12 July 2019
One of the most memorable experiences which I had as a child was engaging in a BBC Radio Broadcast called ‘Singing Together’ at Primary School. This was complemented by the work of our itinerant music teacher who continued to teach these songs when he visited.
It built up an amazing repertoire within the mind and heart. As well as national songs from all four corners of the United Kingdom, there were songs from different parts of the world, operatic arias, German lieder, sacred solos, fun songs and all sorts.
A generation later, singing did not constitute the core activity of school music teaching. With the advent of electronic keyboards, it moved to instruments and composition etc. Not that these activities were unhelpful but they were not communal but solitary activities.

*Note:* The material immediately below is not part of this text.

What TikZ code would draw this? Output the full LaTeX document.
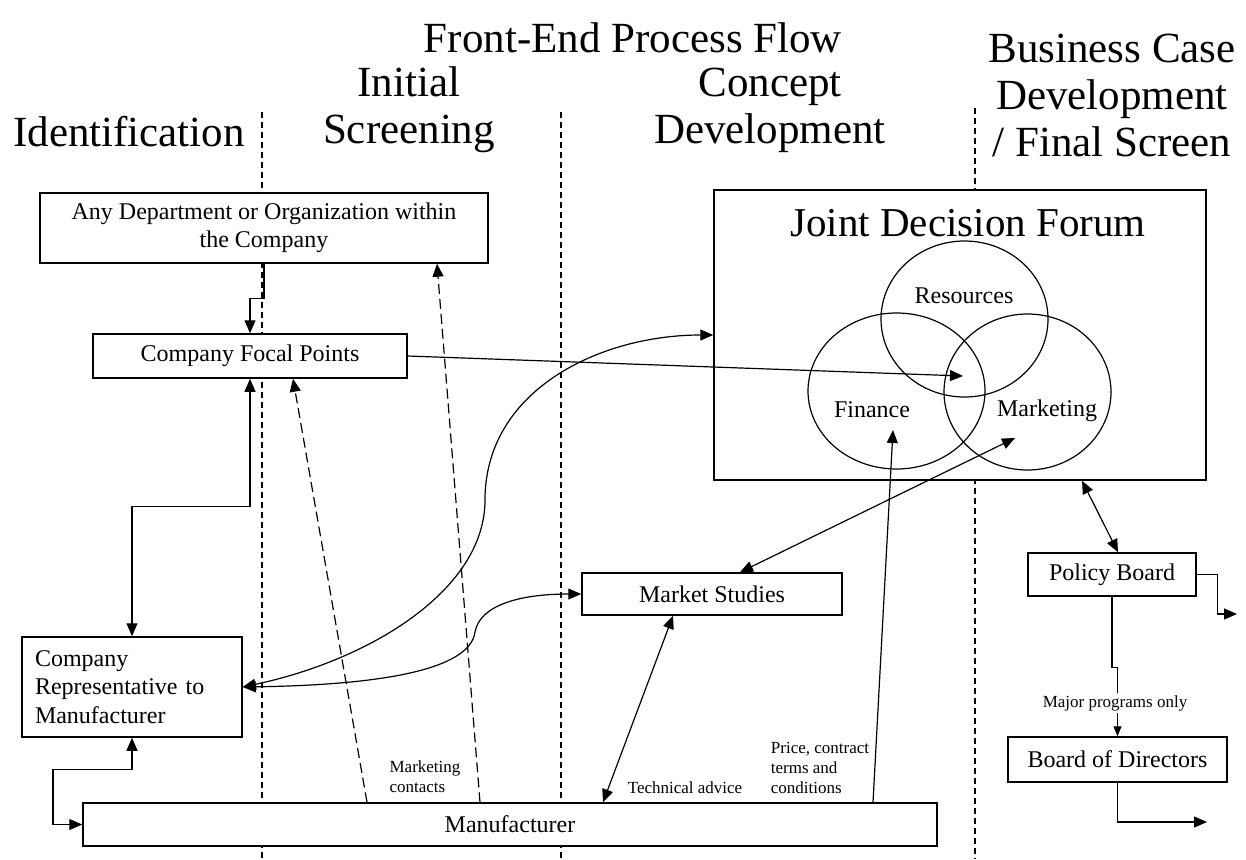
\documentclass[tikz,border=0pt]{standalone}
\usepackage{fontspec}
\setmainfont{Liberation Serif}
\usetikzlibrary{arrows.meta,shapes.geometric,calc}
\begin{document}
\begin{tikzpicture}[x=1pt,y=-1pt,line width=1.2pt,
  box/.style={draw,fill=white,line width=1.5pt,inner sep=0pt,font=\fontsize{24}{27}\selectfont},
  head/.style={font=\fontsize{43}{47}\selectfont,align=center,inner sep=0pt},
  lbl/.style={font=\fontsize{17}{20}\selectfont,align=left,inner sep=1pt},
  vlbl/.style={font=\fontsize{24}{27}\selectfont,inner sep=0pt},
  phase/.style={dash pattern=on 6pt off 4pt,line width=1.1pt},
  dsh/.style={dash pattern=on 10pt off 5pt,line width=1.2pt},
  arr/.style={-{Triangle[length=13pt,width=11pt]}},
  darr/.style={{Triangle[length=13pt,width=11pt]}-{Triangle[length=13pt,width=11pt]}},
  sarr/.style={-{Triangle[length=10pt,width=8pt]}},
  venn/.style={ellipse,draw,line width=1.2pt,inner sep=0pt}]
\useasboundingbox (0,0) rectangle (1246,859);

% phase separators
\coordinate (p1t) at (262,112); \coordinate (p1b) at (262,859);
\coordinate (p2t) at (561,112); \coordinate (p2b) at (561,859);
\coordinate (p3t) at (975,108); \coordinate (p3b) at (975,859);
\draw[phase] (p1t) -- (p1b);
\draw[phase] (p2t) -- (p2b);
\draw[phase] (p3t) -- (p3b);

% headings
\node[head] (title) at (633,38) {Front-End Process Flow};
\node[head] (h1) at (129,132) {Identification};
\node[head] (h2) at (409,110) {Initial\\Screening};
\node[head] (h3) at (770,110) {Concept\\Development};
\node[head] (h4) at (1112,95) {Business Case\\Development\\/ Final Screen};

% boxes
\node[box,minimum width=448pt,minimum height=70pt,align=center,font=\fontsize{24}{27.5}\selectfont] (ad) at (264,228) {Any Department or Organization within\\the Company};
\node[box,minimum width=314pt,minimum height=44pt] (fp) at (250,356) {Company Focal Points};
\node[box,minimum width=220pt,minimum height=100pt,text width=194pt,inner xsep=13pt,align=left,font=\fontsize{24}{28.5}\selectfont] (rep) at (132,687) {Company\\Representative to\\Manufacturer};
\node[box,minimum width=854pt,minimum height=43pt] (mf) at (510,824.5) {Manufacturer};
\node[box,minimum width=260pt,minimum height=42pt] (ms) at (712,594) {Market Studies};
\node[box,minimum width=492pt,minimum height=290pt] (jdf) at (960,335) {};
\node[font=\fontsize{41}{45}\selectfont,inner sep=0pt] (jdft) at (968,223) {Joint Decision Forum};
\node[venn,minimum width=167pt,minimum height=156pt] (res) at (964.5,319) {};
\node[venn,minimum width=177pt,minimum height=156pt] (fin) at (896.5,391) {};
\node[venn,minimum width=167pt,minimum height=156pt] (mkt) at (1027.5,392) {};
\node[vlbl] (rest) at (964,296) {Resources};
\node[vlbl] (fint) at (872,410) {Finance};
\node[vlbl] (mktt) at (1047,411) {Marketing};
\node[box,minimum width=168pt,minimum height=43pt] (pb) at (1112,574.5) {Policy Board};
\node[box,minimum width=219pt,minimum height=45pt] (bod) at (1117.5,759.5) {Board of Directors};

% targets
\coordinate (vc) at (963,376);
\coordinate (finp) at (893,430);
\coordinate (mktp) at (1015,438);
\coordinate (out1) at (1237,614);
\coordinate (out2) at (1207,822);

% connectors
\draw[arr] (ad.south) -- ++(0,35) -| (fp.north);
\draw[darr] (rep.north) -- ++(0,-130) -| (fp.south);
\draw[darr] (rep.south) -- ++(0,32) -- ++(-79,0) |- (mf.west);
\draw[arr] (fp.east) -- (vc);
\draw[darr] (rep.east) .. controls (370,660) and (485,590) .. (485,500) .. controls (485,390) and (600,335) .. (jdf.west);
\draw[darr] (rep.east) .. controls (380,685) and (470,670) .. (475,632) .. controls (480,605) and (520,594) .. (ms.west);
\draw[arr,dsh] ([xshift=-143pt]mf.north) -- ([xshift=43pt]fp.south);
\draw[arr,dsh] ([xshift=-30pt]mf.north) -- ([xshift=173pt]ad.south);
\draw[darr] ([xshift=-39pt]ms.south) -- ([xshift=93pt]mf.north);
\draw[darr] ([xshift=28pt]ms.north) -- (mktp);
\draw[arr] ([xshift=363pt]mf.north) -- (finp);
\draw[darr] ([xshift=122pt]jdf.south) -- ([xshift=6pt]pb.north);
\draw[arr] (pb.east) -- ++(21,0) |- (out1);
\draw[sarr] (pb.south) -- ++(0,71) -| (bod.north);
\draw[arr] (bod.south) |- (out2);

% labels
\node[lbl] (lmc) at (425,777) {Marketing\\contacts};
\node[lbl] (lta) at (685,788) {Technical advice};
\node[lbl] (lpc) at (820,768) {Price, contract\\terms and\\conditions};
\node[lbl,fill=white,inner sep=2pt] (lmp) at (1115,703) {Major programs only};
\end{tikzpicture}
\end{document}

This came home to me when I read that a recent project monitored the effect of corporate singing over a term in twenty-four schools. Interestingly, there was a marked improvement on learning and self-esteem.
Reporting in the Church Times, Rebecca Paveley wrote, ‘...teachers recorded a ten per cent increase in listening and reading skills and an 11 per cent increase in the pupils’ performance in maths as well as an increase in the children’s self-confidence’.
The researcher identified two important reasons for this. Firstly, singing together helps to bring about social cohesion. We see that in the church as much as the football stadium. Secondly, singing together has a positive effect on our well-being.
No wonder it has been such an integral part of worship in the Reformed tradition where the people’s part was almost exclusively confined to communal singing. And, of course, we value listening above all else for the Word of God is ‘our supreme rule of faith and life’.